Long-Distance Infrasound

Most of Rusingoryx’s nasal passage ran through the dome, just above a very large set of sinuses, before it looped down from the top of the dome to enter the pharynx. Those enlarged sinuses would have made a perfect resonating chamber for amplifying very low-pitched sounds. The pitch was so low that the humans who hunted Rusingoryx during the late Pleistocene — 1.8 million to 11,700 years ago — probably couldn’t even hear their calls. The lower limit of human hearing is a frequency of about 20 Hz. Rusingoryx’s bony nasal dome could have produced calls from 248 Hz to 746 Hz, but since researchers don't have any information about the soft-tissue parts of its vocal tract, such as the pharynx, larynx, and trachea, they say that's a conservatively high estimate, and Rusingoryx's vocalizations could have been in the range of infrasound, well below the limits of human hearing. In the dry air of Kenya’s arid plains, such low-frequency sounds could travel over 6 miles. That would give an animal like Rusingoryx a real advantage in communicating with potential mates or warning competitors. Based on acoustic modelling, paleontologists think that lambeosaurines’ nasal domes amplified sound in about that same range of frequencies, which makes sense, because lambeosaurines grazed upon very similar landscapes in North America and Eurasia. O’Brien and her colleagues think low-pitched vocalizations enabled both the lambeosaurines and Rusingoryx to call out to each other at a distance without catching the attention of predators, although they aren’t yet certain. “What we know about infrasound is actually quite limited, from animals that are capable of producing infrasound to those that are capable of hearing it,” says O’Brien. “One predator that we do know can’t hear infrasound is humans, and it is quite possible that other predators aren’t capable of hearing low frequencies,”

A Surprising Discovery

When the first Rusingoryx skulls were discovered in 1983 on Rusinga Island in Kenya’s Lake Victoria, most of the animal’s facial bones were missing. At the time, paleontologists could see that its nasal bones were be angled slightly upward, leading them to surmise that they might be part of a structure resembling a nasal dome.
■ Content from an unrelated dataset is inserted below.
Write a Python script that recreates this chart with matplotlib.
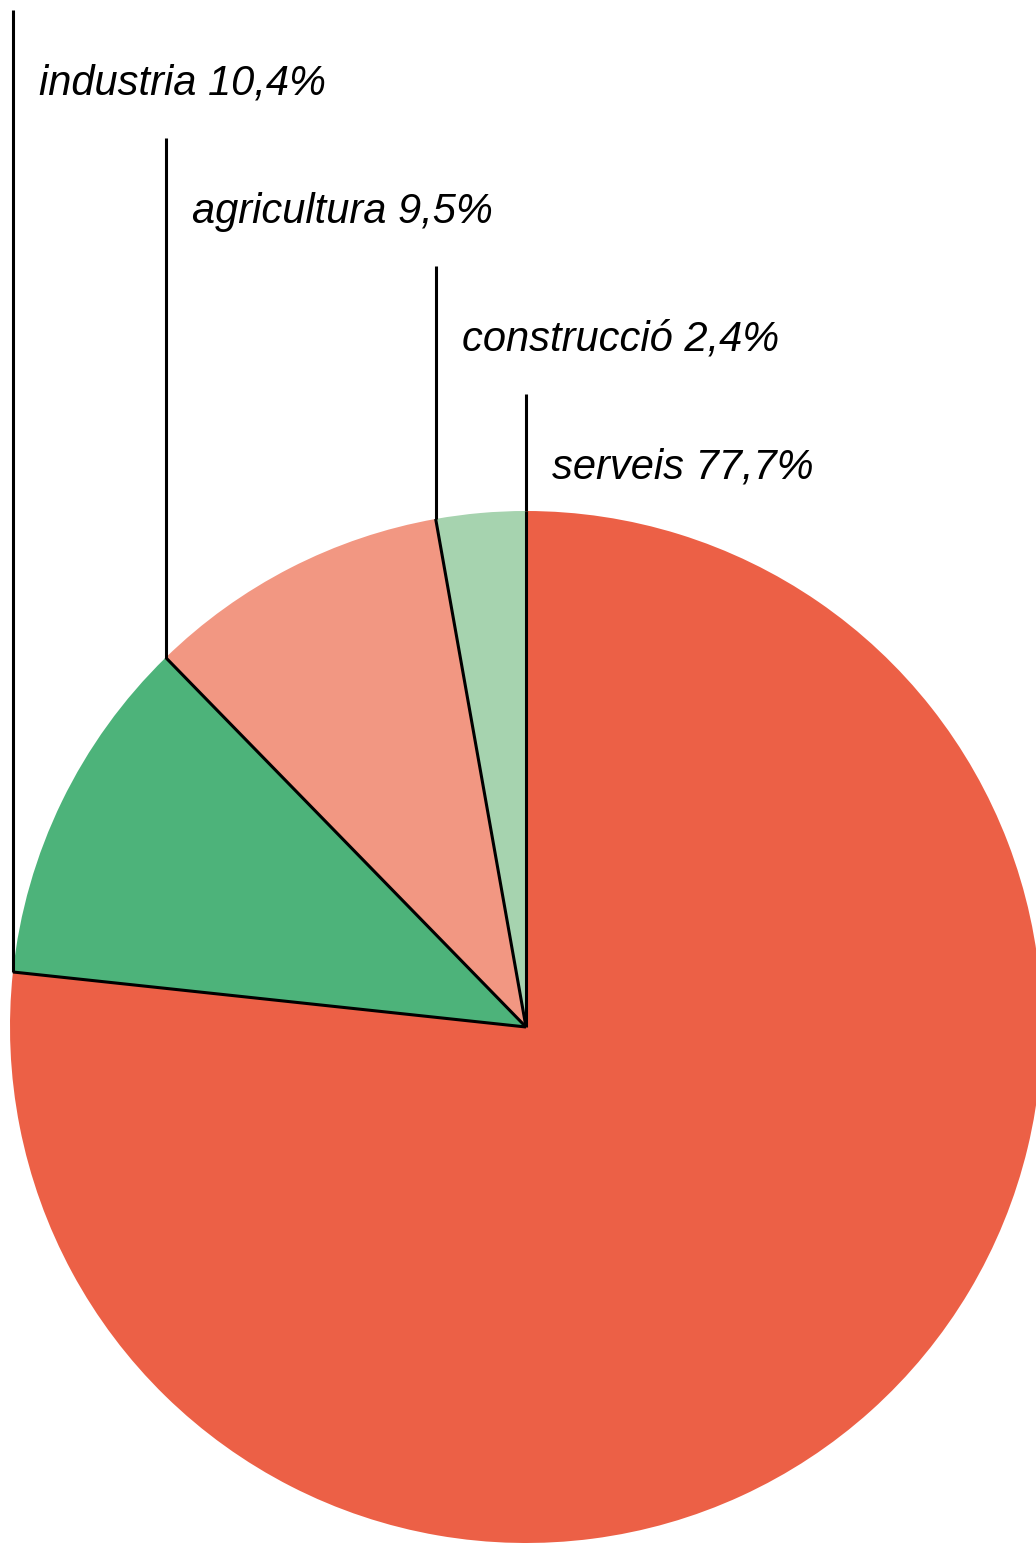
import numpy as np
import matplotlib.pyplot as plt

# доли секторов (по картинке) и подписи
sectors = ['serveis', 'industria', 'agricultura', 'construcció']
shares = [76.7, 11.0, 9.5, 2.8]
labels = ['serveis 77,7%', 'industria 10,4%', 'agricultura 9,5%', 'construcció 2,4%']
colors = ['#EC6046', '#4DB37A', '#F29782', '#A6D3AF']

W, H = 1036, 1543
fig = plt.figure(figsize=(W / 100, H / 100), dpi=100)
ax = fig.add_axes([0, 0, 1, 1])

cx, cy, r = 526, H - 1027, 516
wedges, _ = ax.pie(shares, colors=colors, startangle=90, counterclock=False,
                   center=(cx, cy), radius=r, wedgeprops=dict(linewidth=0))

ax.set_xlim(0, W)
ax.set_ylim(0, H)
ax.set_aspect('auto')
ax.axis('off')

# радиальные линии на границах секторов + выноски вверх
order = [1, 2, 3, 0]  # порядок подписей сверху вниз
for k, i in enumerate(order):
    ang = np.deg2rad(wedges[i].theta2)  # начало сектора (по часовой)
    bx, by = cx + r * np.cos(ang), cy + r * np.sin(ang)
    ax.plot([cx, bx], [cy, by], color='black', lw=2.2, solid_capstyle='butt')
    top = H - (10 + 128 * k)
    ax.plot([bx, bx], [by, top], color='black', lw=2.2, solid_capstyle='butt')
    ax.text(bx + 26, H - (84 + 128 * k), labels[i], fontsize=30, style='italic',
            family='Liberation Sans', va='center', ha='left')

fig.savefig('out.png', dpi=100)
The idea, however, was ultimately dismissed due to lack of evidence – until O’Brien and her colleagues found six complete Rusingoryx skulls at a Rusinga Island site called Bovid Hill, with intact nasal domes. The paleontologists performed CT scans and acoustic modelling on the skulls to better understand how the nasal dome was formed and what purpose it served. They published their work in the journal Current Biology.

Rare Product of Evolution

Researchers want to know more about how the crest evolved, although they have a basic idea. In earlier relatives of Rusingoryx, called Megalotragus, paleontologists say the nasal passage gradually shifted upward, and then the facial bones began to lift and elongate to form the dome. “Specialized cheek teeth may have set the process in motion; this is something we’re hoping to look into further. The molars in the cheek (upper jaw) and lower jaw are proportionally very tall in Rusingoryx. This may have instigated some of the changes that we see in the cheek (maxillary) region,” says O’Brien. Lambeosaurines followed a very similar evolutionary path to form nasal domes. In two unrelated species, it may seem surprising that the process and the result could be so similar, but O’Brien and her colleagues say that only a few sequences of evolutionary changes could have led to nasal domes. Making all those changes happen would have required a very similar set of circumstances, such as life in large grazing herds on open grasslands under constant threat from deadly predators. In other words, Cretaceous hadrosaurs and Pleistocene antelope had to have a lot in common after all.